Mais sur quel axe s’ancre alors cette campagne ? La radicalité

Hue, cherchant à incarner la gauche responsable, se veut souvent radical dans ce qu’il propose. Ainsi, à l’annonce par Jospin, sur France 2, qu’il n’est pas tabou d’ouvrir le capital d’EDF et sa déclaration, samedi 2 mars au journal Le Monde : »les nécessités de la compétition industrielle et, l’intérêt des salariés et l’économie française impliquent des stratégies d’alliance pouvant justifier, dans certains cas, des ouvertures du capital », Hue rejette catégoriquement cela pour EDF. Mais déjà des voix internes sont dissonantes : le représentant CGT-énergie, membre du conseil national du PCF, déclare : »si la question se posait pour des raisons industrielles, nous l’examinerions ; la CGT n’a pas de tabous ». Tout cela manque de lisibilité.

« Si les gens pensent que le PS est un parti qui vire à droite, il n’y aucune raison pour qu’ils votent communiste. »

C’est la question essentielle formulée par un proche de Hue dans Libération. Le PCF ne porte aucun projet. Robert Hue propose un « autre type de logique dans la société » ! Pas une autre société, le capitalisme a beau être dénoncé, il n’est pas remis en cause.

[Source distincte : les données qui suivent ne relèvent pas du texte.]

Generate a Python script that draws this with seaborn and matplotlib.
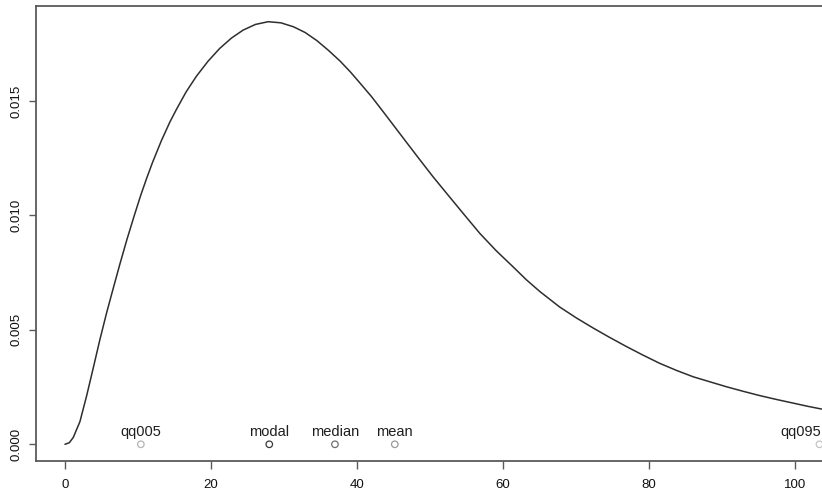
import matplotlib
matplotlib.use("Agg")
import matplotlib.pyplot as plt
import pandas as pd
import seaborn as sns

# Density curve, sampled along x
curve_x = [0, 0.6, 1.14, 2.05, 2.97, 3.88, 4.79, 5.71, 6.6, 7.53, 8.5, 9.5,
           10.4, 11.2, 12.0, 13.2, 14.4, 15.3, 16.6, 18.0, 19.6, 21.2, 22.8,
           24.4, 26.1, 27.85, 29.6, 31.3, 32.9, 34.5, 36.1, 37.7, 39.1, 40.4,
           42.0, 43.6, 45.2, 46.8, 48.6, 50.4, 52.3, 54.6, 56.85, 59.1, 61.4,
           63.2, 65.07, 67.8, 70.1, 72.4, 74.6, 76.9, 79.2, 81.5, 83.8, 86.1,
           88.4, 90.6, 92.9, 95.2, 97.5, 99.8, 101.8, 103.7]
curve_y = [0.0, 0.00007, 0.00030, 0.00099, 0.00212, 0.00334, 0.00458,
           0.00575, 0.00680, 0.00788, 0.00896, 0.01000, 0.01090, 0.01163,
           0.01232, 0.01326, 0.01410, 0.01465, 0.01540, 0.01608, 0.01674,
           0.01730, 0.01775, 0.01810, 0.01835, 0.01847, 0.01842, 0.01825,
           0.01800, 0.01765, 0.01722, 0.01675, 0.01628, 0.01580, 0.01520,
           0.01454, 0.01387, 0.01320, 0.01245, 0.01171, 0.01097, 0.01008,
           0.00922, 0.00846, 0.00776, 0.00720, 0.00668, 0.00600, 0.00552,
           0.00508, 0.00468, 0.00428, 0.00390, 0.00354, 0.00323, 0.00295,
           0.00273, 0.00252, 0.00232, 0.00213, 0.00196, 0.00180, 0.00166,
           0.00154]

# Summary statistics marked on the baseline
stat_names = ["qq005", "modal", "median", "mean", "qq095"]
stat_x = [10.4, 28.0, 37.0, 45.2, 103.4]
stat_y = [0.0, 0.0, 0.0, 0.0, 0.0]
stat_colors = ["#b4b4b4", "#3a3a3a", "#6e6e6e", "#9a9a9a", "#c4c4c4"]

x_ticks = [0, 20, 40, 60, 80, 100]
y_ticks = [0.000, 0.005, 0.010, 0.015]

sns.set_theme(style="ticks")
plt.rcParams["font.family"] = ["Liberation Sans", "DejaVu Sans"]

curve = pd.DataFrame({"x": curve_x, "density": curve_y})
stats = pd.DataFrame({"name": stat_names, "x": stat_x, "y": stat_y})

fig = plt.figure(figsize=(8.22, 4.93), dpi=100)
ax = fig.add_axes([36 / 822, 32.3 / 493, (822 - 36) / 822, (460.7 - 6) / 493])

sns.lineplot(data=curve, x="x", y="density", ax=ax, color="#2e2e2e",
             linewidth=1.1, sort=True)
sns.scatterplot(data=stats, x="x", y="y", hue="name", palette=stat_colors,
                ax=ax, marker="o", s=22, linewidth=0.9,
                legend=False, clip_on=False, zorder=3)
# unfilled circles, each outlined in its own grey
coll = ax.collections[-1]
coll.set_facecolor("none")
coll.set_edgecolor(stat_colors)

for name, xv, yv in zip(stat_names, stat_x, stat_y):
    if name == "qq095":
        # last label sits at the right edge, so align it to the right
        ax.annotate(name, (xv, yv), xytext=(2, 8), textcoords="offset pixels",
                    ha="right", va="baseline", fontsize=10.5, color="#1e1e1e")
    else:
        ax.annotate(name, (xv, yv), xytext=(0, 8), textcoords="offset pixels",
                    ha="center", va="baseline", fontsize=10.5, color="#1e1e1e")

ax.set_xlim(-3.97, 103.75)
ax.set_ylim(-0.000717, 0.019156)
ax.set_xticks(x_ticks)
ax.set_xticklabels([str(t) for t in x_ticks])
ax.set_yticks(y_ticks)
ax.set_yticklabels([f"{t:.3f}" for t in y_ticks], rotation=90, va="center")
ax.set_xlabel("")
ax.set_ylabel("")

for side in ["left", "top", "bottom"]:
    ax.spines[side].set_color("#5a5a5a")
    ax.spines[side].set_linewidth(1.3)
ax.spines["right"].set_visible(False)

ax.tick_params(axis="x", length=6, width=1.0, color="#5a5a5a", pad=7,
               labelsize=9.5, labelcolor="#111111")
ax.tick_params(axis="y", length=5, width=1.0, color="#5a5a5a", pad=5,
               labelsize=9.5, labelcolor="#111111")

fig.savefig("out.png", dpi=100)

Un militant affirme d’ailleurs :  » Il faut montrer que nous sommes (le PCF), une véritable force alternative « . L’orientation de Hue n’est pas une alternative de société, mais un projet social-démocrate non un projet socialiste ! Cette alternative socialiste se dégagera avec des salariés, des jeunes, des chômeurs, des militants d’extrême gauche et des militants associatifs; les militants du PCF y ont leur place en dénonçant les politiques patronales et gouvernementales et en rompant avec la direction de leur parti.